2006-12-31 17:18:35
Saddam’s last hours
The execution of Saddam Hussein was imminent last night after the US forces who have guarded him since his arrest three years ago handed him over to the Iraqi authorities.
News of the transfer was announced by the former Iraqi leader’s lawyers, though the move was unconfirmed by US officials. It came as an appeal court judge said Saddam would be hanged today, if not overnight.
Judge Munir Haddad said he had been authorised to attend the execution on behalf of the judiciary. “All the measures have been done. I am ready to attend and there is no reason for delay,” he said.
A government official said prime minister Nouri al-Maliki had already signed the death sentence.
Earlier, two of Saddam's half brothers visited him in his jail cell and he gave them his will, according to Iraqi officials.
Khalil al-Dulaimi, who led Saddam's defence team until he was sentenced on November 5, said yesterday the Americans had called and “asked me to pick up the personal effects”.
Another lawyer, Badie Aref, said Saddam was “in very high spirits and clearly readying himself” during the meeting with his half-brothers.
“He told them he was happy he would meet his death at the hands of his enemies and be a martyr, not just languish in jail.”
The ousted dictator, 69, was being held at Camp Cropper, an American military prison near Baghdad airport.
Having rejected the idea of hanging Saddam Hussein before a live audience in a Baghdad soccer stadium, senior Iraqi figures insisted that public confirmation of the success of the former dictator's execution was “very important”.
A source in the justice ministry said the proceedings would be recorded by a video-cameraman and a stills photographer. “It is probable that clips and images may be broadcast on national TV,” the official said, adding, “Iraqis must see for themselves that the man who oppressed them for so long is dead … But we will not turn the whole thing into a circus.”
The source said that Saddam would probably be hanged according to procedures outlined in Iraq's penal code. Paragraph 86 of that code, which dates from 1969, states: “The death penalty is the hanging of the condemned person by the neck until he is dead.” It would normally be carried out in a prison.
“There must be a prosecutor, a judge, a doctor, the prison director and a representative of the interior ministry present,” the source said. “The condemned can also ask a member of the clergy to attend.”
The verdict would first be read out and officially recorded. The condemned person then has the right to make a final statement, which the judge must record. Once the sentence has been carried out the body is either handed over to relatives or buried by the prison authorities at government expense, but with no funeral ceremony.

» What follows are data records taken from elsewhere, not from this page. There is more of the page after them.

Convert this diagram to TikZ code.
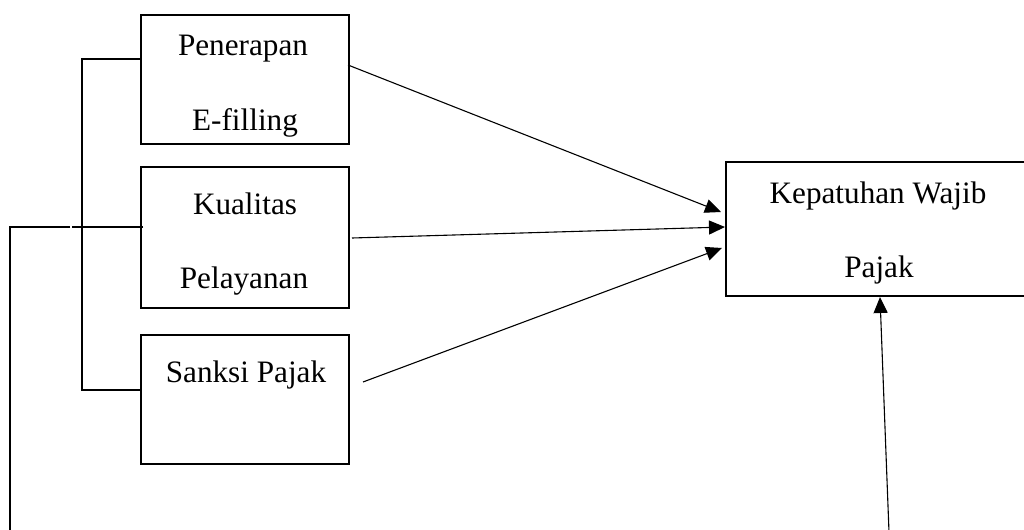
\documentclass[tikz,border=0pt]{standalone}
\usepackage{fontspec}
\setmainfont{Liberation Serif}
\usetikzlibrary{arrows.meta,calc}
\begin{document}
\begin{tikzpicture}[x=0.5pt,y=-0.5pt,
  varbox/.style={draw,line width=1pt,rectangle,inner sep=0pt},
  lbl/.style={anchor=base,inner sep=0pt,font=\fontsize{15.6}{18}\selectfont},
  link/.style={line width=0.55pt},
  arr/.style={line width=0.55pt,-{Triangle[length=8pt,width=7pt]}}]
\useasboundingbox (0,0) rectangle (1024,530);
\clip (0,0) rectangle (1024,530);

% variable boxes
\node[varbox,minimum width=104pt,minimum height=64.5pt] (pen) at (245,79.5) {};
\node[varbox,minimum width=104pt,minimum height=70.5pt] (kua) at (245,237.5) {};
\node[varbox,minimum width=104pt,minimum height=64.5pt] (san) at (245,399.5) {};
\node[varbox,minimum width=152pt,minimum height=67pt] (kep) at (878,229) {};

% labels
\node[lbl] (penA) at (243,55) {Penerapan};
\node[lbl] (penB) at (245,130) {E-filling};
\node[lbl] (kuaA) at (245,214) {Kualitas};
\node[lbl] (kuaB) at (244,288) {Pelayanan};
\node[lbl] (sanA) at (246,382) {Sanksi Pajak};
\node[lbl] (kepA) at (878,203) {Kepatuhan Wajib};
\node[lbl] (kepB) at (879,277) {Pajak};

% bracket joining the three independent variables
\draw[link] ($(pen.west)+(0,-20.5)$) -| (82,390) -- ($(san.west)+(0,-9.5)$);

% outer line leaving the middle box
\coordinate (gapR) at (72,227);
\coordinate (gapL) at (70,227);
\coordinate (outB) at (10,532);
\draw[link] ($(kua.west)+(3,-10.5)$) -- (gapR);
\draw[link] (gapL) -| (outB);

% arrows to the dependent variable
\draw[arr] ($(pen.east)+(-2,-14.5)$) -- ($(kep.west)+(-4,-17)$);
\draw[arr] ($(kua.east)+(2,0.5)$) -- ($(kep.west)+(0,-2)$);
\draw[arr] ($(san.east)+(13,-17.5)$) -- ($(kep.west)+(-3,19)$);

\coordinate (botS) at (889,532);
\draw[arr] (botS) -- ($(kep.south)+(2,0)$);
\end{tikzpicture}
\end{document}
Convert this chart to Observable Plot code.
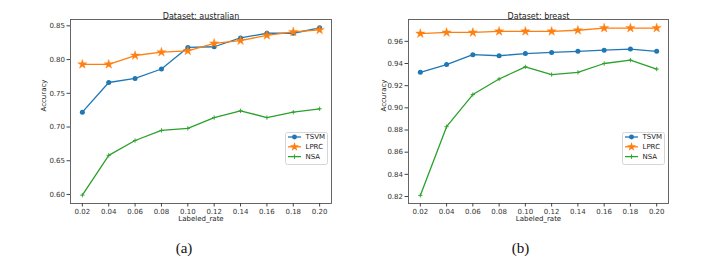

Recent judicial executions in Baghdad are thought to have been carried out at two locations: one at a prison complex in the northern Baghdad suburb of Kadhimiya, and another on the eastern bank of the Tigris river, close to the interior ministry.
Another possibility, the official said, would be for Saddam to be hanged on a gallows built for him at Camp Cropper.
On Tuesday, an Iraqi appeal court upheld Saddam's death sentence for the killing of 148 people who were detained after an attempt to assassinate him in the northern Iraqi city of Dujail in 1982. The court said he should be hanged within 30 days.
“Our respect for human rights requires us to execute him, and there will be no review or delay in carrying out the sentence,” prime minister Maliki said in comments released by his office.
The Iraqi prime minister said those who opposed the execution of Saddam were insulting the honour of his victims. His office said he made the remarks in a meeting with families of people who died during Saddam's rule.